Stunning landscapes, ancient history and truly exceptional coffee
Heralded by intrepid travellers as an all-time fave, the often overlooked east African nation of Ethiopia is re-writing travel bucket lists. Indeed, word is spreading of unique sights, delicious cuisine, and unusual wildlife in a beautiful and historic land. Did you know for example that Addis Ababa’s National Museum houses the bones of the world’s oldest hominid, Lucy, thought to be over 3 million years old; or that huge Lake Tana is dotted with medieval island monasteries; or that the Danakil Depression in the north is possibly the hottest place on earth? Tourist infrastructure is improving all the time, but you’ll need to allow time for long-distance domestic travel and include the cost of a guide which remains essential for an optimum experience at more remote sites.

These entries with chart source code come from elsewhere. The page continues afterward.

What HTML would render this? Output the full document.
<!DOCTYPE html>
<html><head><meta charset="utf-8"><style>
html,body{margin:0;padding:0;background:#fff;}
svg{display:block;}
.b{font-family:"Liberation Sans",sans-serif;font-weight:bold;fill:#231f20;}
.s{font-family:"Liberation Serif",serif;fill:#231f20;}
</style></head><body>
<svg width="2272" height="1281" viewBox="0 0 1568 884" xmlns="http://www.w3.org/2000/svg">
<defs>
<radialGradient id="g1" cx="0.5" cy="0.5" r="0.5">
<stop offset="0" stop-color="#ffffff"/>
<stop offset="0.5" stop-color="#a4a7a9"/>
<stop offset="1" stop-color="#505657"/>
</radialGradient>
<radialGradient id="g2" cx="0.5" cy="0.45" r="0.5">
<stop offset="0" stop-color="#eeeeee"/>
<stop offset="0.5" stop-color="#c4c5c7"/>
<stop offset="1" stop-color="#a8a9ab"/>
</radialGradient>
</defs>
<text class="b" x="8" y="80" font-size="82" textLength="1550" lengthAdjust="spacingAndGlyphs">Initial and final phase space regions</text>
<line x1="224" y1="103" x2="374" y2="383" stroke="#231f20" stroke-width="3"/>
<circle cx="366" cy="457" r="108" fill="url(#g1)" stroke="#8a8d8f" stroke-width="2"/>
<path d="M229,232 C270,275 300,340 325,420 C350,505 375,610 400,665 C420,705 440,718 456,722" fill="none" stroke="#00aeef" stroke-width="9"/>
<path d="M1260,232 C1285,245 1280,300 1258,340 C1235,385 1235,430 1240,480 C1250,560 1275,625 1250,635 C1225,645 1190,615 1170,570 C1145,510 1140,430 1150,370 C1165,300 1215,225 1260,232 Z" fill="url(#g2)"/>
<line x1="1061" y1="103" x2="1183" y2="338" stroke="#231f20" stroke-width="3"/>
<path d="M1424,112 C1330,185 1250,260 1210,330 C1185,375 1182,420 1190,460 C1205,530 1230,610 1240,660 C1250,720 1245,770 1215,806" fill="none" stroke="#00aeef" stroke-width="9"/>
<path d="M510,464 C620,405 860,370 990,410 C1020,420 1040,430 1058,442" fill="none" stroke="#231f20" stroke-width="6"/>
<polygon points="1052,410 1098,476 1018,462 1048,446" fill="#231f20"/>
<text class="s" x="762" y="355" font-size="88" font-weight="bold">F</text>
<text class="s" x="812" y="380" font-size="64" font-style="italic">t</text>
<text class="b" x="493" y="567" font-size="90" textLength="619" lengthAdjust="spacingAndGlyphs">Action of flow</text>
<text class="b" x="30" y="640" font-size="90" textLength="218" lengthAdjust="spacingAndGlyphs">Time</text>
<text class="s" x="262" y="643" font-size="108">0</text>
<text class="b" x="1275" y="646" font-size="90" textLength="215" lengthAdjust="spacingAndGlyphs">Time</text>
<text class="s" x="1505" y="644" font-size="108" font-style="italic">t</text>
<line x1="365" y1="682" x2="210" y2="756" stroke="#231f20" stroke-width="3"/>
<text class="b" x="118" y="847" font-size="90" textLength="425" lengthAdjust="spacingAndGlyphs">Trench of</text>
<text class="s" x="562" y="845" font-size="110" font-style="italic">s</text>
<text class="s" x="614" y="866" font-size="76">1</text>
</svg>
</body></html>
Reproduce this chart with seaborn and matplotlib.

A large central plateau, mountains, semi-arid and desert regions give Ethiopia a fascinatingly diverse landscape as well a wide-ranging climate. Overall, the most popular time for visitors is the October to March winter when days are warm and dry. However, a low season trip from April to August is totally possible. Temperatures will rise so you’ll want to avoid the hottest parts of the country and pick an itinerary that allows you to dodge the heaviest rains in July and August. This way you’ll not only achieve practically everything possible in peak season, but you’ll enjoy UNESCO sites without the crowds, get access to the best guides and accommodation for a fraction of the cost, and experience some special low season festivals and events.
Historic Northern Circuit
Explore the major sites of one of the oldest historic nations on earth. From the unmissable rock-hewn churches of Lalibela, travel to Gondar, once the seat of Ethiopian emperors and home of the elaborate 17th-century castle of Fasilides, and its unique mix of architectural styles. Take a boat trip around the islands of Lake Tana, the source of the Blue Nile, and visit its island shrines, but do be aware that some of the churches forbid entry to women. To the south of the lake lies Bahir Dar, the third largest and arguably the most beautiful city in Ethiopia, from where you can hike to the Blue Nile waterfall. Finish the circuit at Aksum, ancient resting place of none other than the biblical Ark of the Covenant.
The Cultural South
In contrast, the south is all about exploring the nature of The Rift and Omo Valleys, meeting the people and learning about their unique culture. Ethiopia has over 80 different ethnic groups, each with their own traditions including body painting and rituals. Among the best known are the Hamer and Mursi tribes of the Omo Valley. The rains come earlier to the south, as early as April, making some roads impassable. Try a visit from July onwards when the rains are further north. Low season also sees the renowned cow jumping ceremonies in the Lower Omo Valley, where young men prove their manhood by running over the backs of bulls.
For an unforgettable experience, explore the mountain trails with a local guide. There are many routes to choose from so even in low season you’ll have plenty for options for all abilities. Good choices are the mountains of Lalibela, including Mount Abune Yoseph, Ethiopia’s sixth tallest peak, Borena Sayint National Park, which is known for its diverse wildlife and landscapes, and the lakes of the Rift Valley. Hiking is also possible in the breathtaking mountains of Ankober and Menz-Guassa. Low season travellers wanting to tackle the stunning Simien and Bale Mountains will find them unsuitable due to fog in July and August, and should opt to travel instead between April and June.